Decían "Ojú, que frío". José Hierro dedicó en su Libro de las alucinaciones (1964) un poema a "Los andaluces". Había coincidido con muchos andaluces en las cárceles de la posguerra franquista, y los recordaba temblando de frío, con sus ropas delgadas, telas tejidas para cantar y morir siempre al sol. Parecían hechos de indiferencia, pobreza, latigazos, obligados a soportar el frío de Ocaña, la nieve de Burgos, el viento helado del mar de El Dueso. Decían "Ojú, que frío". Un espantoso, tremendo, injusto, inhumano frío. Pasados los años, al viajar por Huelva o Jaén, veía a los muchachos en las plazas de cal, y se acordaba de sus padres, de aquellos andaluces compañeros de cárcel, que no dejaban ni siquiera sombra al caminar por los pasillos y los patios, más solos que ninguno. La pobreza obliga a la humillación, a una silenciosa dignidad, sobre todo en años de derrota, cuando las ilusiones y la rebeldía acaban de ser pasadas por las armas. La historia dejó secuelas, el tiempo de las cárceles fue desplazado por el tiempo de la emigración, y los muchachos de las plazas de cal hicieron sus maletas de cartón y viajaron al norte, a los suburbios de París o de Frankfurt, para seguir pasando frío, ¡ojú, que frío!, y para que un poeta como José Hierro les deseara un grano de trigo, una oliva verde, el aliento de la tierra, el párpado del sol, "para ayer, para mañana, para rescataros... Quiero que despierten del pasado de frío". Aunque la realidad se haya movido de una manera vertiginosa, no hace tantos años de aquellos fríos, de aquella dignidad en la miseria, de aquella pobreza negociada por los andaluces en los trenes nocturnos y en los campos y las ciudades del norte. Más que de un espacio, somos herederos de un tiempo, y yo recuerdo el tiempo de la emigración, y las caras agrietadas y rojizas de los campesinos, y las condiciones de trabajo de los albañiles que levantaban al final de los años 60 las extensiones cicateras y sórdidas de Granada.

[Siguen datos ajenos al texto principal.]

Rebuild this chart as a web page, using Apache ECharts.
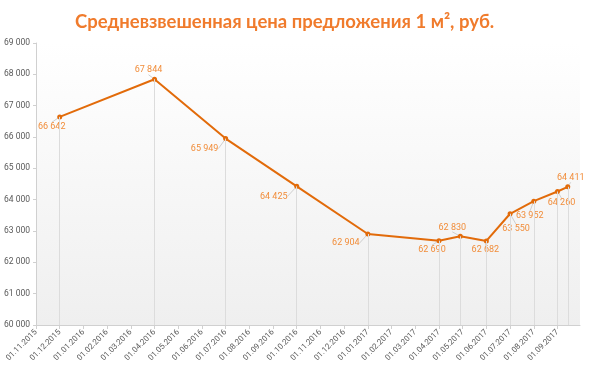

Por eso, por ese tiempo, considero muy mío el nuevo Estatuto de Andalucía. Me emocionan poco los debates sobre el concepto de nación. Pero reconozco como mío el artículo 37, cuando declara como objetivo "la integración laboral, económica, social y cultural de los inmigrantes". Y el artículo 62, cuando Andalucía se responsabiliza en el marco de sus competencias de la integración y la participación social de los inmigrantes. No quedan muy lejos las escena contadas por Juan Goytisolo, las señoras parisinas quejándose del servicio, de lo ladronas y poco fiables que eran las muchachas andaluzas. Hay quien recuerda carteles en las puertas de las discotecas, prohibiendo la entrada a los perros y a los emigrantes. Considero muy nuestro el Estatuto cuando, en medio de los contratos basura y la siniestralidad laboral, el artículo 169 compromete a los poderes públicos a orientar sus políticas "a la creación de empleo estable y de calidad para todos los andaluces y andaluzas". No se trata de simple palabrería. En el Estatuto se reconoce una clara voluntad de consolidar los amparos públicos de un Estado democrático y de derechos sociales. Y es aquí donde yo reconozco la historia de Andalucía, el legado de su experiencia, el pacto de una identidad social y de unas leyes. Porque hemos pasado mucho frío en el penal de El Dueso, y en las calles de París, con nuestra ropa para vivir y morir al sol. En un Estatuto nacido de la negociación, del consenso, de la política, donde se ha querido integrar incluso a la minoría que no lo apoya, resulta lógico que haya cosas que sobran y cosas que faltan, disposiciones que gustan más o que gustan menos. Pero un Estatuto no es una declaración individual, sino un marco en el que convivir, y yo siento muy mío, muy de mi historia, el deseo de legalizar el calor o, por lo menos, las temperaturas suaves. Me parece importante, y no solo por el frío que hemos pasado, sino por los tiempos de ahora, por la Europa de hielo neoconservador, empeñada en acabar con ese pacto de derechos, deberes y libertades que llamamos Estado.